2.- Por ejemplo, en la sangrienta guerra de 1980-88 con el Irak de Saddam Hussein, Irán recibió armamento de Israel.

 

 

Un posicionamiento revolucionario

Una posición revolucionaria con respecto al acuerdo nuclear debe partir de una consideración principista: el rechazo de toda injerencia imperialista en las decisiones de los demás países.

La posición de EEUU (y sus acompañantes en las negociaciones) es totalmente hipócrita: niegan a Irán la posibilidad de tener armas nucleares, cuando tienen en sus propias manos arsenales capaces de destruir el mundo varias veces.

Mientras los yankis hablan del “peligro de un Irán nuclear” (todavía no comprobado), EEUU ya demostró al mundo entero su propio “peligro nuclear” al destruir cientos de miles de vidas inocentes en los bombardeos atómicos de Hiroshima y Nagasaki en la Segunda Guerra Mundial.

Por otro lado, Israel tiene en sus manos armas atómicas, y su gobierno está dominado por sectores igualmente fanáticos que los iraníes.  El total desprecio por la vida humana demostrado por el sionismo en sus ataques a la Franja de Gaza, no genera ninguna confianza acerca de su propio uso del arsenal nuclear. Llegado el caso, nada garantiza que no sea Israel quien quiera usar sus armas atómicas contra sus enemigos como Irán, y eso ya de por sí es un argumento muy fuerte para su derecho a la autodefensa.

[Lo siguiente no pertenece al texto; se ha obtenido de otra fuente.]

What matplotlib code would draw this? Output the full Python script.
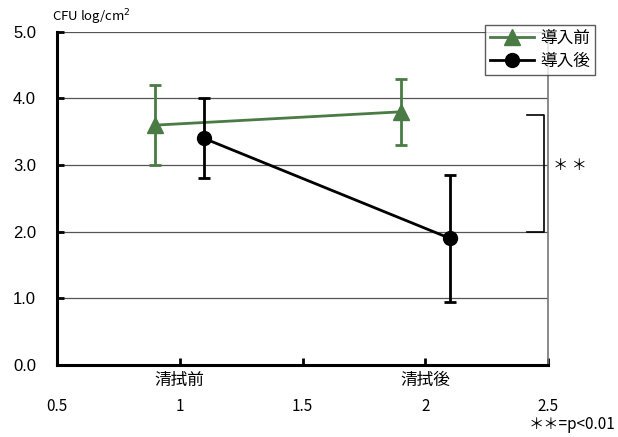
import matplotlib
matplotlib.use("Agg")
import matplotlib.pyplot as plt
from matplotlib.lines import Line2D

plt.rcParams['font.family'] = ['Noto Sans CJK JP', 'DejaVu Sans']

# CFU (log/cm2) before / after wiping
x_before = [0.9, 1.9]
y_before = [3.6, 3.8]
err_before = [0.6, 0.5]
x_after = [1.1, 2.1]
y_after = [3.4, 1.9]
err_after = [0.6, 0.95]
series_labels = ['導入前', '導入後']
cat_pos = [1, 2]
cat_labels = ['清拭前', '清拭後']
xticks = [0.5, 1, 1.5, 2, 2.5]
yticks = [0.0, 1.0, 2.0, 3.0, 4.0, 5.0]
sig_range = [2.0, 3.75]

green = '#4a7b45'

fig = plt.figure(figsize=(6.18, 4.37), dpi=100)
ax = fig.add_axes([0.092, 0.165, 0.795, 0.762])

for y in yticks[1:]:
    ax.axhline(y, color='#555555', lw=0.9, zorder=0)

ax.errorbar(x_before, y_before, yerr=err_before, color=green, marker='^',
            ms=11, lw=2, elinewidth=2, capsize=4, capthick=2, zorder=3)
ax.errorbar(x_after, y_after, yerr=err_after, color='black', marker='o',
            ms=10, lw=2, elinewidth=2, capsize=4, capthick=2, zorder=4)

ax.set_xlim(0.5, 2.5)
ax.set_ylim(0, 5)
ax.set_xticks(xticks)
ax.set_xticklabels(['0.5', '1', '1.5', '2', '2.5'], fontsize=11)
ax.set_yticks(yticks)
ax.set_yticklabels([f'{v:.1f}' for v in yticks], fontsize=12,
                   family='Liberation Sans')
ax.tick_params(axis='both', direction='in', length=5, width=2)
ax.tick_params(axis='x', pad=24)
ax.tick_params(axis='y', pad=15)
for s in ['left', 'bottom']:
    ax.spines[s].set_linewidth(2.2)
ax.spines['top'].set_visible(False)
ax.spines['right'].set_color('#777777')
ax.spines['right'].set_linewidth(1.2)

for xp, lab in zip(cat_pos, cat_labels):
    ax.text(xp, -0.02, lab, ha='center', va='top', fontsize=12,
            transform=ax.get_xaxis_transform())

ax.text(-0.01, 1.015, 'CFU log/cm$^2$', transform=ax.transAxes,
        ha='left', va='bottom', fontsize=9.5)

# significance bracket
bx = 2.485
ax.plot([bx - 0.07, bx, bx, bx - 0.07],
        [sig_range[1], sig_range[1], sig_range[0], sig_range[0]],
        color='black', lw=1.2, clip_on=False, zorder=5)
ax.text(2.59, 3.0, '＊ ＊', ha='center', va='center', fontsize=11,
        clip_on=False)
fig.text(0.995, 0.01, '＊＊=p<0.01', ha='right', va='bottom', fontsize=11)

handles = [Line2D([], [], color=green, marker='^', ms=11, lw=2),
           Line2D([], [], color='black', marker='o', ms=10, lw=2)]
leg = fig.legend(handles, series_labels, loc='upper right',
                 bbox_to_anchor=(0.963, 0.943), fontsize=12, frameon=True,
                 fancybox=False, edgecolor='#333333', handlelength=2.6,
                 borderpad=0.3, labelspacing=0.35, handletextpad=0.4,
                 borderaxespad=0)
leg.get_frame().set_linewidth(1)

fig.savefig('out.png', dpi=100)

La salida progresista, por lo tanto, sería un desarme nuclear mundial, empezando por el propio EEUU e Israel. Pero en la medida en que esto no ocurra, el imperialismo no puede arrogarse el derecho a decidir quién sí y quién no. Esto ocurre además en una región nuclearizada, donde vecinos no tan lejanos como Pakistán, la India, China, Rusia, etc. ya poseen sus propias armas atómicas.

En segundo lugar, no se puede de ninguna manera apoyar al reaccionario régimen teocrático iraní, como hace el chavismo y otros sectores. Se trata de un régimen profundamente opresivo, con mínimas libertades democráticas, con la pena de muerte legalizada para los opositores, una opresión barbárica hacia las mujeres y las minorías sexuales, etc. El rechazo a la injerencia imperialista y la defensa de la soberanía nacional iraní no significa en modo alguno un compromiso con su clase dirigente, que es la enemiga más inmediata de las clases populares de Irán.